**To be done:** Return the records that follow unaltered. Omit every picture.

**Extracted information:**
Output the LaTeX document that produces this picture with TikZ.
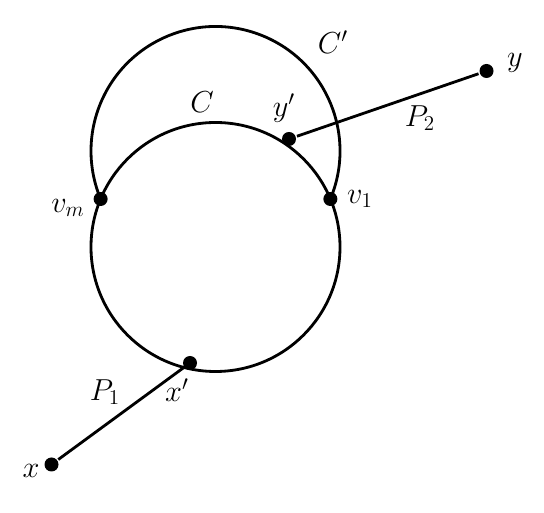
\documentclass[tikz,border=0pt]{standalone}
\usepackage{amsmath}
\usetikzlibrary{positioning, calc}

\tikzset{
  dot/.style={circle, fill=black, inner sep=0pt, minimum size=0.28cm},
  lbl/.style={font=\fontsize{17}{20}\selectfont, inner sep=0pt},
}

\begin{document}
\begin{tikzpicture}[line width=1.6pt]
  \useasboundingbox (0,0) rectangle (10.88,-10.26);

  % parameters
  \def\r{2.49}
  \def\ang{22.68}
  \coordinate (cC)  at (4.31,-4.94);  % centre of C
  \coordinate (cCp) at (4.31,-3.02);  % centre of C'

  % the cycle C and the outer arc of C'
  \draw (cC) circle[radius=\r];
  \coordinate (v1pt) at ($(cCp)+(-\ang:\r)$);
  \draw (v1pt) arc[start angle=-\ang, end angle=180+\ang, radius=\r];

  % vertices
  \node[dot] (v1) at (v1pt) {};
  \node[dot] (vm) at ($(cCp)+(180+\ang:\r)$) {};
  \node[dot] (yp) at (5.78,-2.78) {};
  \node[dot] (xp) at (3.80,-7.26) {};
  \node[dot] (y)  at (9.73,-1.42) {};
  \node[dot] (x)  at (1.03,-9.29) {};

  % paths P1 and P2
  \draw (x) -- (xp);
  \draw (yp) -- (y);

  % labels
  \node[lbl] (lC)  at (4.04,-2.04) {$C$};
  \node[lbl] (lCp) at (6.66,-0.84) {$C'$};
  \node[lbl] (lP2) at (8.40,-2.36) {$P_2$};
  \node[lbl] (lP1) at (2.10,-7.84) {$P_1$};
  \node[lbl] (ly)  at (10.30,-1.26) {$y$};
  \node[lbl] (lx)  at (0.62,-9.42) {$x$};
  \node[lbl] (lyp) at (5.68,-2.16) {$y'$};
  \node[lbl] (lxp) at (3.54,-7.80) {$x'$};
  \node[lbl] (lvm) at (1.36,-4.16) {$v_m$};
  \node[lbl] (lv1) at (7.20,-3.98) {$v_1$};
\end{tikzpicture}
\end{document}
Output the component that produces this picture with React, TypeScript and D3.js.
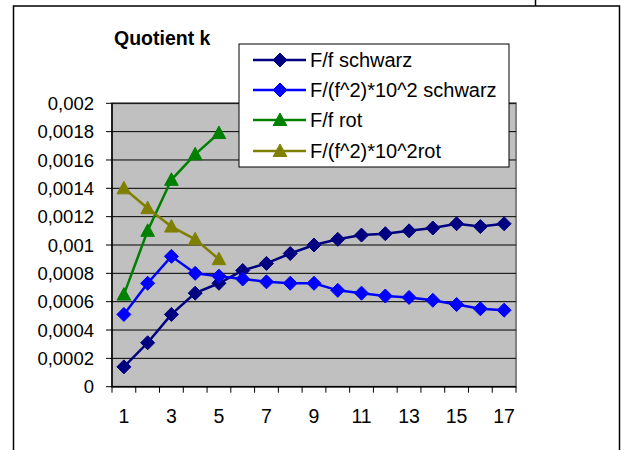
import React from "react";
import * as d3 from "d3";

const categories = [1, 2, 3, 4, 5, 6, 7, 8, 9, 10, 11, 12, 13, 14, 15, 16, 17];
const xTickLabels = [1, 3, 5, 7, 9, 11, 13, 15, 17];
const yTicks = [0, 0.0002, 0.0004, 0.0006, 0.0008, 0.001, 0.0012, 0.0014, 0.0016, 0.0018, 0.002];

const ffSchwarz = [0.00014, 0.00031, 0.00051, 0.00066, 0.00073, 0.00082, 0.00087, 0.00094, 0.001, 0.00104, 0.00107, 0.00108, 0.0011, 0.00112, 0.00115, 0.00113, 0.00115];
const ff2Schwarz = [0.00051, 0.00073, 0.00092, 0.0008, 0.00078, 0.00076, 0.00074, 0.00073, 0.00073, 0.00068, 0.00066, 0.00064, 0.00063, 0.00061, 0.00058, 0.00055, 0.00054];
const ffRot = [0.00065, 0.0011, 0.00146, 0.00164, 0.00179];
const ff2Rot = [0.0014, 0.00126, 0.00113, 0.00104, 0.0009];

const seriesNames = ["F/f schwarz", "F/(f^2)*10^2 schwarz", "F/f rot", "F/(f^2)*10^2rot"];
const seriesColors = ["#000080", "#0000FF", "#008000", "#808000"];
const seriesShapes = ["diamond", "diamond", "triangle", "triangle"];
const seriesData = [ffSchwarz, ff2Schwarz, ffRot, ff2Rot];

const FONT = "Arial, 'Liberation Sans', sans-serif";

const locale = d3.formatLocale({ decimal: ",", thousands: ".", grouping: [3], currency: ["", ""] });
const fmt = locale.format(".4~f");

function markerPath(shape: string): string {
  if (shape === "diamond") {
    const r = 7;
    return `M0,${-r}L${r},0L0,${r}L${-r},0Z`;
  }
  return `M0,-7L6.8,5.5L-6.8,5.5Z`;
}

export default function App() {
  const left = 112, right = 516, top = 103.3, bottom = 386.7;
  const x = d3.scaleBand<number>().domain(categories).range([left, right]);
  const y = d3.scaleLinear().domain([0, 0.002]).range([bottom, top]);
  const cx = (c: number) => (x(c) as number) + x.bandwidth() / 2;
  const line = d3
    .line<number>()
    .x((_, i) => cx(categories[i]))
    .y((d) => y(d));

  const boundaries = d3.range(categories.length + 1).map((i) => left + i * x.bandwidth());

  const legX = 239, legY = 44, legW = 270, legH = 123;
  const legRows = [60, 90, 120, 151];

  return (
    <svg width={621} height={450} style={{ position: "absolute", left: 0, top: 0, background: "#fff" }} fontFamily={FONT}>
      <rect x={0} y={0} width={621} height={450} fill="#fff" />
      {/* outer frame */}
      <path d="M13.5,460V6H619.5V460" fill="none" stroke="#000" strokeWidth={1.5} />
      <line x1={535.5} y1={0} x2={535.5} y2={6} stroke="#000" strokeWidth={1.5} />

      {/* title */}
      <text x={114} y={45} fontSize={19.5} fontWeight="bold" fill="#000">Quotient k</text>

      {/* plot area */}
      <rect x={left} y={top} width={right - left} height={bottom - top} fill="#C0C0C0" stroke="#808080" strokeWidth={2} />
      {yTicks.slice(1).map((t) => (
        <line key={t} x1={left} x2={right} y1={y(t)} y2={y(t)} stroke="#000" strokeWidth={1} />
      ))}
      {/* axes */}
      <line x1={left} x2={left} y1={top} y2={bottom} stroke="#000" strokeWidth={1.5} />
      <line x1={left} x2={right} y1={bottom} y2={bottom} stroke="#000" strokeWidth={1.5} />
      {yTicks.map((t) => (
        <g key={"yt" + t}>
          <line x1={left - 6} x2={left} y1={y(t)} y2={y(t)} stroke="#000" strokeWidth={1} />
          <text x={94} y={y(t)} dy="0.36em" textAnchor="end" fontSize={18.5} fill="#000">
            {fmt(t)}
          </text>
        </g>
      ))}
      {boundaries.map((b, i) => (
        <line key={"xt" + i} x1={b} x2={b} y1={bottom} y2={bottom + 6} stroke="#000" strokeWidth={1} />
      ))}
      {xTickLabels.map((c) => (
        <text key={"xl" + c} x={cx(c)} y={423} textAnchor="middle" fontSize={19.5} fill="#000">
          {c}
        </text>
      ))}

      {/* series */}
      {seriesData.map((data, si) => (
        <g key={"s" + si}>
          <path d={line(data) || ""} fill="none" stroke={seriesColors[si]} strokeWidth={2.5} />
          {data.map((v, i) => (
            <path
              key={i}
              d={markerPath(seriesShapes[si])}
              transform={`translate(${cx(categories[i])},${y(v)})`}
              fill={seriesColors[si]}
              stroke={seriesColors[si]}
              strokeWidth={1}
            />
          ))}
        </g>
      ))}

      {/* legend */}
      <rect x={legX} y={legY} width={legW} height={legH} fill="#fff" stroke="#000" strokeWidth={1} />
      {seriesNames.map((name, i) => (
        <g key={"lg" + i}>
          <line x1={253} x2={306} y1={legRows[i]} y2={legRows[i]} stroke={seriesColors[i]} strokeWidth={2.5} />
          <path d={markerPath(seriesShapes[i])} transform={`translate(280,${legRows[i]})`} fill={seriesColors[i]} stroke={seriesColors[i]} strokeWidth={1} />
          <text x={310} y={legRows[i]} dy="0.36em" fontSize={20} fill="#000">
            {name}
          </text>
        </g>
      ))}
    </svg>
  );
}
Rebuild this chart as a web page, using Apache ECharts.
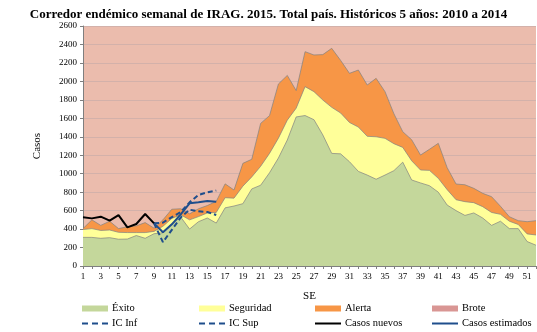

**Answer to the exercise:**
Output the LaTeX document that produces this picture with TikZ.
\documentclass[tikz,border=0pt]{standalone}
\usepackage{amsmath}
\usetikzlibrary{positioning, calc}

\tikzset{
  dot/.style={circle, fill=black, inner sep=0pt, minimum size=0.28cm},
  lbl/.style={font=\fontsize{17}{20}\selectfont, inner sep=0pt},
}

\begin{document}
\begin{tikzpicture}[line width=1.6pt]
  \useasboundingbox (0,0) rectangle (10.88,-10.26);

  % parameters
  \def\r{2.49}
  \def\ang{22.68}
  \coordinate (cC)  at (4.31,-4.94);  % centre of C
  \coordinate (cCp) at (4.31,-3.02);  % centre of C'

  % the cycle C and the outer arc of C'
  \draw (cC) circle[radius=\r];
  \coordinate (v1pt) at ($(cCp)+(-\ang:\r)$);
  \draw (v1pt) arc[start angle=-\ang, end angle=180+\ang, radius=\r];

  % vertices
  \node[dot] (v1) at (v1pt) {};
  \node[dot] (vm) at ($(cCp)+(180+\ang:\r)$) {};
  \node[dot] (yp) at (5.78,-2.78) {};
  \node[dot] (xp) at (3.80,-7.26) {};
  \node[dot] (y)  at (9.73,-1.42) {};
  \node[dot] (x)  at (1.03,-9.29) {};

  % paths P1 and P2
  \draw (x) -- (xp);
  \draw (yp) -- (y);

  % labels
  \node[lbl] (lC)  at (4.04,-2.04) {$C$};
  \node[lbl] (lCp) at (6.66,-0.84) {$C'$};
  \node[lbl] (lP2) at (8.40,-2.36) {$P_2$};
  \node[lbl] (lP1) at (2.10,-7.84) {$P_1$};
  \node[lbl] (ly)  at (10.30,-1.26) {$y$};
  \node[lbl] (lx)  at (0.62,-9.42) {$x$};
  \node[lbl] (lyp) at (5.68,-2.16) {$y'$};
  \node[lbl] (lxp) at (3.54,-7.80) {$x'$};
  \node[lbl] (lvm) at (1.36,-4.16) {$v_m$};
  \node[lbl] (lv1) at (7.20,-3.98) {$v_1$};
\end{tikzpicture}
\end{document}
Output the component that produces this picture with React, TypeScript and D3.js.
import React from "react";
import * as d3 from "d3";

const categories = [1, 2, 3, 4, 5, 6, 7, 8, 9, 10, 11, 12, 13, 14, 15, 16, 17];
const xTickLabels = [1, 3, 5, 7, 9, 11, 13, 15, 17];
const yTicks = [0, 0.0002, 0.0004, 0.0006, 0.0008, 0.001, 0.0012, 0.0014, 0.0016, 0.0018, 0.002];

const ffSchwarz = [0.00014, 0.00031, 0.00051, 0.00066, 0.00073, 0.00082, 0.00087, 0.00094, 0.001, 0.00104, 0.00107, 0.00108, 0.0011, 0.00112, 0.00115, 0.00113, 0.00115];
const ff2Schwarz = [0.00051, 0.00073, 0.00092, 0.0008, 0.00078, 0.00076, 0.00074, 0.00073, 0.00073, 0.00068, 0.00066, 0.00064, 0.00063, 0.00061, 0.00058, 0.00055, 0.00054];
const ffRot = [0.00065, 0.0011, 0.00146, 0.00164, 0.00179];
const ff2Rot = [0.0014, 0.00126, 0.00113, 0.00104, 0.0009];

const seriesNames = ["F/f schwarz", "F/(f^2)*10^2 schwarz", "F/f rot", "F/(f^2)*10^2rot"];
const seriesColors = ["#000080", "#0000FF", "#008000", "#808000"];
const seriesShapes = ["diamond", "diamond", "triangle", "triangle"];
const seriesData = [ffSchwarz, ff2Schwarz, ffRot, ff2Rot];

const FONT = "Arial, 'Liberation Sans', sans-serif";

const locale = d3.formatLocale({ decimal: ",", thousands: ".", grouping: [3], currency: ["", ""] });
const fmt = locale.format(".4~f");

function markerPath(shape: string): string {
  if (shape === "diamond") {
    const r = 7;
    return `M0,${-r}L${r},0L0,${r}L${-r},0Z`;
  }
  return `M0,-7L6.8,5.5L-6.8,5.5Z`;
}

export default function App() {
  const left = 112, right = 516, top = 103.3, bottom = 386.7;
  const x = d3.scaleBand<number>().domain(categories).range([left, right]);
  const y = d3.scaleLinear().domain([0, 0.002]).range([bottom, top]);
  const cx = (c: number) => (x(c) as number) + x.bandwidth() / 2;
  const line = d3
    .line<number>()
    .x((_, i) => cx(categories[i]))
    .y((d) => y(d));

  const boundaries = d3.range(categories.length + 1).map((i) => left + i * x.bandwidth());

  const legX = 239, legY = 44, legW = 270, legH = 123;
  const legRows = [60, 90, 120, 151];

  return (
    <svg width={621} height={450} style={{ position: "absolute", left: 0, top: 0, background: "#fff" }} fontFamily={FONT}>
      <rect x={0} y={0} width={621} height={450} fill="#fff" />
      {/* outer frame */}
      <path d="M13.5,460V6H619.5V460" fill="none" stroke="#000" strokeWidth={1.5} />
      <line x1={535.5} y1={0} x2={535.5} y2={6} stroke="#000" strokeWidth={1.5} />

      {/* title */}
      <text x={114} y={45} fontSize={19.5} fontWeight="bold" fill="#000">Quotient k</text>

      {/* plot area */}
      <rect x={left} y={top} width={right - left} height={bottom - top} fill="#C0C0C0" stroke="#808080" strokeWidth={2} />
      {yTicks.slice(1).map((t) => (
        <line key={t} x1={left} x2={right} y1={y(t)} y2={y(t)} stroke="#000" strokeWidth={1} />
      ))}
      {/* axes */}
      <line x1={left} x2={left} y1={top} y2={bottom} stroke="#000" strokeWidth={1.5} />
      <line x1={left} x2={right} y1={bottom} y2={bottom} stroke="#000" strokeWidth={1.5} />
      {yTicks.map((t) => (
        <g key={"yt" + t}>
          <line x1={left - 6} x2={left} y1={y(t)} y2={y(t)} stroke="#000" strokeWidth={1} />
          <text x={94} y={y(t)} dy="0.36em" textAnchor="end" fontSize={18.5} fill="#000">
            {fmt(t)}
          </text>
        </g>
      ))}
      {boundaries.map((b, i) => (
        <line key={"xt" + i} x1={b} x2={b} y1={bottom} y2={bottom + 6} stroke="#000" strokeWidth={1} />
      ))}
      {xTickLabels.map((c) => (
        <text key={"xl" + c} x={cx(c)} y={423} textAnchor="middle" fontSize={19.5} fill="#000">
          {c}
        </text>
      ))}

      {/* series */}
      {seriesData.map((data, si) => (
        <g key={"s" + si}>
          <path d={line(data) || ""} fill="none" stroke={seriesColors[si]} strokeWidth={2.5} />
          {data.map((v, i) => (
            <path
              key={i}
              d={markerPath(seriesShapes[si])}
              transform={`translate(${cx(categories[i])},${y(v)})`}
              fill={seriesColors[si]}
              stroke={seriesColors[si]}
              strokeWidth={1}
            />
          ))}
        </g>
      ))}

      {/* legend */}
      <rect x={legX} y={legY} width={legW} height={legH} fill="#fff" stroke="#000" strokeWidth={1} />
      {seriesNames.map((name, i) => (
        <g key={"lg" + i}>
          <line x1={253} x2={306} y1={legRows[i]} y2={legRows[i]} stroke={seriesColors[i]} strokeWidth={2.5} />
          <path d={markerPath(seriesShapes[i])} transform={`translate(280,${legRows[i]})`} fill={seriesColors[i]} stroke={seriesColors[i]} strokeWidth={1} />
          <text x={310} y={legRows[i]} dy="0.36em" fontSize={20} fill="#000">
            {name}
          </text>
        </g>
      ))}
    </svg>
  );
}
Rebuild this chart as a web page, using Apache ECharts.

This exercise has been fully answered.